In Paris for a few days I caught the premiere of the new Edith Piaf film by Olivier Dahan. It is called La Môme Piaf. It surprised me by its unique, non-linear structure. Instead of a typical biopic developing in chronological order, this one is completely broken up into sequences of her early life and later life, going back and forth at different periods, and this makes the film all the more interesting, as it emphasizes the most intensely emotional moments - her life being split into snapshots as they are caught and encapsulated into her songs - a team of songwriters is hard at work here making myth and reality coincide.

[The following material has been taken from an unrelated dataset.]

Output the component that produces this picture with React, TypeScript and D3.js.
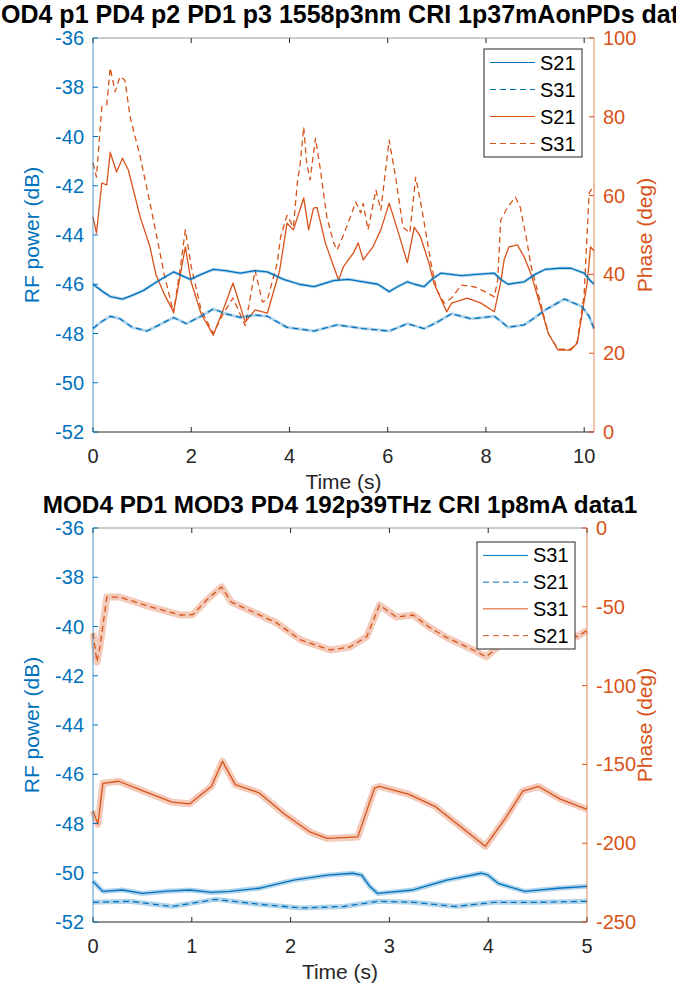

A new actress, Marion Cotillard (you can’t get any more French than this name) will certainly garner much praise for her character interpretation. Apparently, Olivier Dahan researched his film for several years. His rendition is both elegant and unusual. Even the old Piaf songs that we have heard a million times are only hinted at, presented in short snippets, emphasizing a particular moment. With this kind of film one cannot help wonder about the frailty of being an icon. In Edith Piaf’s case, it is the myth of the tramp who becomes a lady - but not just in form as the Cockney Eliza in Shaw's Pygmalion, but in content as well. Edith is raw, she may act vulgar but her feelings are noble. She drinks and drugs herself, she falls, but her sincerity is ever faultless. Why is great artistry so often accompanied by personal tragedy? Piaf could easily qualify as the Van Gogh of French song.